When we first meet her, Jo March (Saoirse Ronan) is living in a boarding house in New York City, trying to support her family back in Concord, Massachusetts by selling stories to Mr. Dashwood (Tracy Letts). Publishing isn’t the usual outlet for a young woman during the time of the American Civil War, but Jo is bucking the necessity of marriage for her sex’s economic survival while her older sister Meg (Emma Watson) and younger sisters Amy (Florence Pugh) and Beth (Eliza Scanlen, HBO's 'Sharp Objects') each find their own way as “Little Women.”
Laura's Review: A-
Writer/director Greta Gerwig ("Lady Bird") adapts the Louisa May Alcott classic with a flashback structure that sees Jo reflecting back upon the events which led the sisters to meet Theodore 'Laurie' Laurence (Timothée Chalamet), his wealthy grandfather Mr. Laurence (Chris Cooper) and his tutor, John Brooke (James Norton, "Belle"), a connection which would forever change the destiny of the March women. Gerwig takes an approach both modern and Austenian, emphasizing the connection between money and freedom in the lives of nineteenth century women. The hugely talented Ronan has never been better while Florence Pugh wrangles a refreshing take on Amy under Gerwig’s direction, weighting her character’s self-centeredness with a realistic self awareness of her own shortcomings in making her way in the world.
In a cozy Concord home whose patriarch is away at war, the headstrong, Bohemian would be writer Jo whips up plays to perform with Meg, who aspires to the stage, and Amy, who yearns to study painting in Paris. The youngest, the quiet, gentle Beth, is largely considered the best of them, her humility something to aspire to. Mother Marmee (Laura Dern) watches over her brood with the help of housekeeper Hannah (Jayne Houdyshell), but is spread thinly as she keeps tabs on neighbors in need.
And it is need of the chivalrous sort which brings Laurie into the March household as he escorts Meg home from a dance after she twists her ankle. He famously hits it off with Jo, a seeming soulmate, while Amy crushes quite openly. As the sisters become acquainted with the Laurence household, Jo marveling over their vast library, Beth admiring the piano, Meg takes note of John Brooke’s attention. When Mr. Laurence spies the sisters transporting their Christmas breakfast across the snow to a needy family, they will arrive back home to a much more lavish spread. He will become particularly fond of Beth who is invited to play piano at her leisure.

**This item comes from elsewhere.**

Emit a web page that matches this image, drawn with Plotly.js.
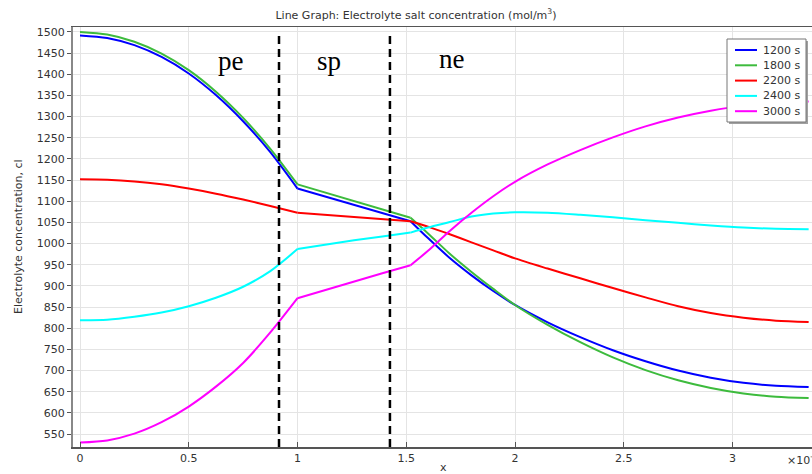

Wealthy Aunt March’s (Meryl Streep) help is more self serving in nature, employing Jo to read to her, dangling a trip to Europe as her companion and advising her to marry well. ‘You’re not married,’ Jo retorts. ‘I don’t need to be – I’m rich,’ replies Aunt March. Then a proposal is made to Jo and her devastating rejection upends everything.
The film is beautifully cast, French actor Louis Garrel a surprisingly apt addition as Jo’s New York friend Friedrich Bhaer, Bob Odenkirk comfortably joining in as the returning Mr. March. Ronan, Chalamet and Pugh demand attention as the film’s central triangle, the former two’s playful easiness charming, the latter two’s pas de deux more intellectually practical. Scanlen is affecting, as is Cooper, the two playing well together in their own little melancholy subplot.
The film, which was shot on location in Alcott’s Concord, Massachusetts, is a vintage Christmas card of a production, all snow and sleighs, warm hearths and attics stuffed with amateur play props. Cinematographer Yorick Le Saux ("Personal Shopper") gives seaside and Parisian scenes a bluer palette. Alexandre Desplat's classical violin and piano based score bridges both exhilarating and quiet moments. Jacqueline Durran’s ("Atonement") beautiful costuming defines both characters and class.
This is the eighth adaptation of the classic for the big screen (including two silent versions) and while it is proving divisive in some circles, it is, to my mind, the best.